Task goal
Using the entries shown below, output the line containing "Write the Plotly code for this chart.", the line containing "import plotly.graph_objects as go", and every line between them, exactly. Pictures are omitted.

Data provided
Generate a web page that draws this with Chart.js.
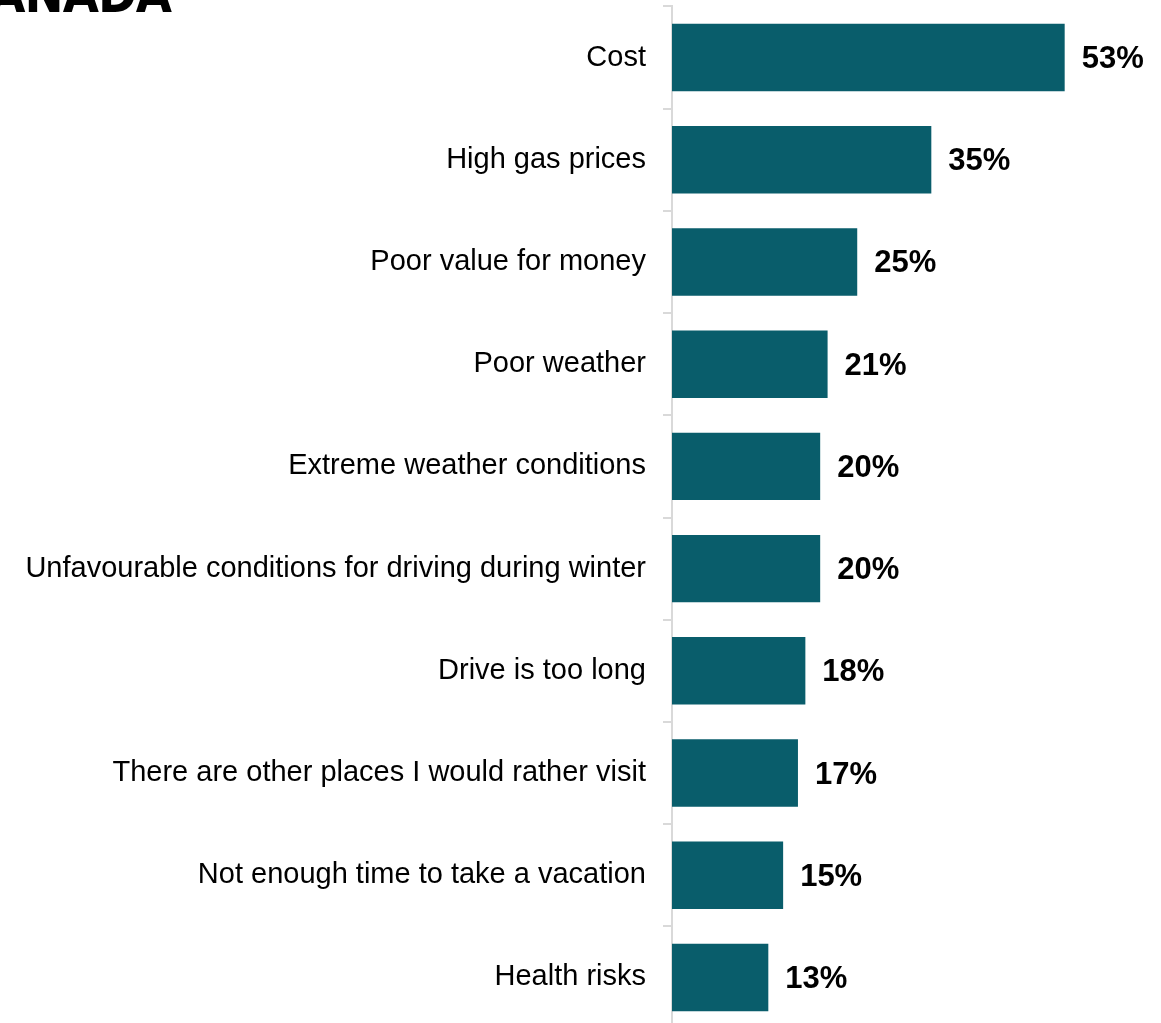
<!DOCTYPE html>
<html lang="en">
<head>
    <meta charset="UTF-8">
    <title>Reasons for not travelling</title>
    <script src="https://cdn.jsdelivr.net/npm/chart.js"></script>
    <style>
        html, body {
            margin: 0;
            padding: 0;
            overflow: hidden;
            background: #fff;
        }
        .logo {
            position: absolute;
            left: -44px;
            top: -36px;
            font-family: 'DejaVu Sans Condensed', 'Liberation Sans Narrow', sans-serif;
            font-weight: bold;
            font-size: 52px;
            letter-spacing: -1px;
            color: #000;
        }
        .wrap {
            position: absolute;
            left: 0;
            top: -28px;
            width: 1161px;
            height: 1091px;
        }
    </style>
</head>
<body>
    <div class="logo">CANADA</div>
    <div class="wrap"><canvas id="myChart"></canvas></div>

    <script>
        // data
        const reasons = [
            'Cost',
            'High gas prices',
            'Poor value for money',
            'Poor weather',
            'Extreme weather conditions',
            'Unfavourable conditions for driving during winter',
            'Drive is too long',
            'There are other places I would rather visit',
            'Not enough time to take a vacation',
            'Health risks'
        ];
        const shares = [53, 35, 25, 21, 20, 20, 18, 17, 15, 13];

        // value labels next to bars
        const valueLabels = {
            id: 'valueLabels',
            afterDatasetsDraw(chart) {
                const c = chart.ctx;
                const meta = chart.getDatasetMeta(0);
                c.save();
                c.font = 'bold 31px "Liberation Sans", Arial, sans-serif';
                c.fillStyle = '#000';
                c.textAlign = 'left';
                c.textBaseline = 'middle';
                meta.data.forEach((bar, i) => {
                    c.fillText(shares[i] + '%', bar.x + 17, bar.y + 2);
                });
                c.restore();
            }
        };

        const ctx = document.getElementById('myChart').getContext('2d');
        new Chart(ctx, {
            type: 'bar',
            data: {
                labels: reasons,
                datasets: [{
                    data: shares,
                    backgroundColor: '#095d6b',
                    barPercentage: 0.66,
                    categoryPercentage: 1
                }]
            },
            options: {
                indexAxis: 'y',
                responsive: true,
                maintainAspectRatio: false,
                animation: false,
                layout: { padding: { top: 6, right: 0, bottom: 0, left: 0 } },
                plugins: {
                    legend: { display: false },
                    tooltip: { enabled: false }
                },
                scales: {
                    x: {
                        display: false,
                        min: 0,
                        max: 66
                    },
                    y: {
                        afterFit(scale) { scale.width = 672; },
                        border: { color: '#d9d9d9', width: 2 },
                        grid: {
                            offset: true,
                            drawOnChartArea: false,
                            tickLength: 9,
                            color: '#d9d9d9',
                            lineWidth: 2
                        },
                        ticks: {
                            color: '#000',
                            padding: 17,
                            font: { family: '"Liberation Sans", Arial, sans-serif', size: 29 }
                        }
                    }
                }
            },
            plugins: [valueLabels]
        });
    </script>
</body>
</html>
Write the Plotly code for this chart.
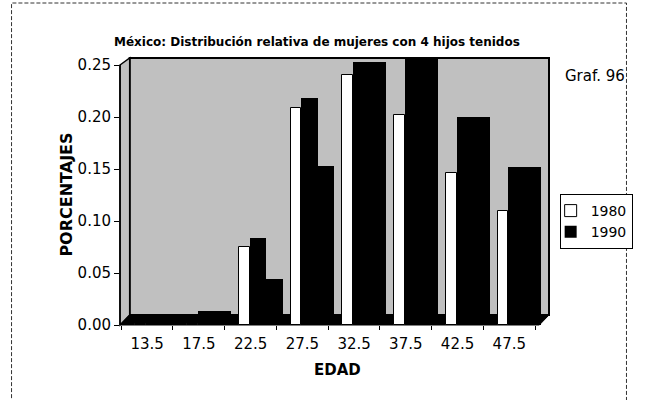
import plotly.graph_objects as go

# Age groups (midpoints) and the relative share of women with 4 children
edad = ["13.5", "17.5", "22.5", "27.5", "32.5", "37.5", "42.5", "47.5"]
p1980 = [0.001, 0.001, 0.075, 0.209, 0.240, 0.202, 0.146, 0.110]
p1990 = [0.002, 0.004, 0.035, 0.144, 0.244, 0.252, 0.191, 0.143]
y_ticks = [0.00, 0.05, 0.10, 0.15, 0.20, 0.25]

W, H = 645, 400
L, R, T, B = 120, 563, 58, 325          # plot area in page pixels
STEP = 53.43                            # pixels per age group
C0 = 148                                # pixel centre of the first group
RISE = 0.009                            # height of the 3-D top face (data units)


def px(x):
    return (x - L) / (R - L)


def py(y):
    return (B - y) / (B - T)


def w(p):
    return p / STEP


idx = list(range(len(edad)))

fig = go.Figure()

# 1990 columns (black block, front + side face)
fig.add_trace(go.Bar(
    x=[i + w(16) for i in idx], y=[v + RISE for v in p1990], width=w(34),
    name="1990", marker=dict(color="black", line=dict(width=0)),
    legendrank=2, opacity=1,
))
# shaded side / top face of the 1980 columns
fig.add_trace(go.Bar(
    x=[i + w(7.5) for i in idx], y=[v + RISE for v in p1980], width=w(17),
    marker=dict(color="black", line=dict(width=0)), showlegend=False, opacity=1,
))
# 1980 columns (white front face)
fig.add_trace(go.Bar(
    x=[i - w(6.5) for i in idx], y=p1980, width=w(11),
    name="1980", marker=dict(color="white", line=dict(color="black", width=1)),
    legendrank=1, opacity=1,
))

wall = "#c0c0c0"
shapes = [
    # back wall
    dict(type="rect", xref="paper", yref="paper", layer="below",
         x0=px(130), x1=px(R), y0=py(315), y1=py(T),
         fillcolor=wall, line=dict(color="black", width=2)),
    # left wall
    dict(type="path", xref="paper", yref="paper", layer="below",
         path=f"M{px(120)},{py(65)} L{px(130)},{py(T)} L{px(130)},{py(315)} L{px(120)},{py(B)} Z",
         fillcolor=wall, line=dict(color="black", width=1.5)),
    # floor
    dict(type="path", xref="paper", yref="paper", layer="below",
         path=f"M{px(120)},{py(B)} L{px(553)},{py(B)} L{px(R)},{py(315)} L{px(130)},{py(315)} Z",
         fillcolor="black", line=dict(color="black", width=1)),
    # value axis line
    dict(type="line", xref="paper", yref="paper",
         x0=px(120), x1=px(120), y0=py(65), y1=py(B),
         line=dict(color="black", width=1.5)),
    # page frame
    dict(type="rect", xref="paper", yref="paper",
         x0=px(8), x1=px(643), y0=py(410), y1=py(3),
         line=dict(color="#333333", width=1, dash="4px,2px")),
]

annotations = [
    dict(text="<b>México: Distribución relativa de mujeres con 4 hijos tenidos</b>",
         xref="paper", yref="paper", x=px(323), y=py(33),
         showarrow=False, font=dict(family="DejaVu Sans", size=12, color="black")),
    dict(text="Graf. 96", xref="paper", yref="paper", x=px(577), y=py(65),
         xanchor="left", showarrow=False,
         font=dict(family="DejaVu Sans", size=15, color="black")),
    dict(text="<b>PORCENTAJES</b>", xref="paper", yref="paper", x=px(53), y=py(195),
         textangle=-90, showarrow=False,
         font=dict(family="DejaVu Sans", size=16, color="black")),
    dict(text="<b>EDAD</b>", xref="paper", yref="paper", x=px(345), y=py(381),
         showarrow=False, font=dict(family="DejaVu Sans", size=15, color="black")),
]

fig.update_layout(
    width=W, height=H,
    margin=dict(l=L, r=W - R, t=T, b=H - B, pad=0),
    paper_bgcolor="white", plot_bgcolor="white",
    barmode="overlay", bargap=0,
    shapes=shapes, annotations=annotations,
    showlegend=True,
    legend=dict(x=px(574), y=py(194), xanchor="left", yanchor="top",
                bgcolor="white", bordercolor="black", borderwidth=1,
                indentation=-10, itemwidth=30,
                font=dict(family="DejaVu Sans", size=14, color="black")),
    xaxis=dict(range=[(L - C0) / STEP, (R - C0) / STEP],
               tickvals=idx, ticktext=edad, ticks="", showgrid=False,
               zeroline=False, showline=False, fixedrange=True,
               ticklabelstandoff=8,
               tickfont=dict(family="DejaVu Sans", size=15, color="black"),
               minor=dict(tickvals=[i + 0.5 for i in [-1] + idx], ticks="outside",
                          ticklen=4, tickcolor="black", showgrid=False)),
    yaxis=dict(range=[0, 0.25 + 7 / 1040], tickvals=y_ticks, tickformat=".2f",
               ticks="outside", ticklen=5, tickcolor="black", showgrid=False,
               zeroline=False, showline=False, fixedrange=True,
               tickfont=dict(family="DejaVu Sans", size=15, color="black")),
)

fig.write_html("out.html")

Answer to this exercise
Write the Plotly code for this chart.
import plotly.graph_objects as go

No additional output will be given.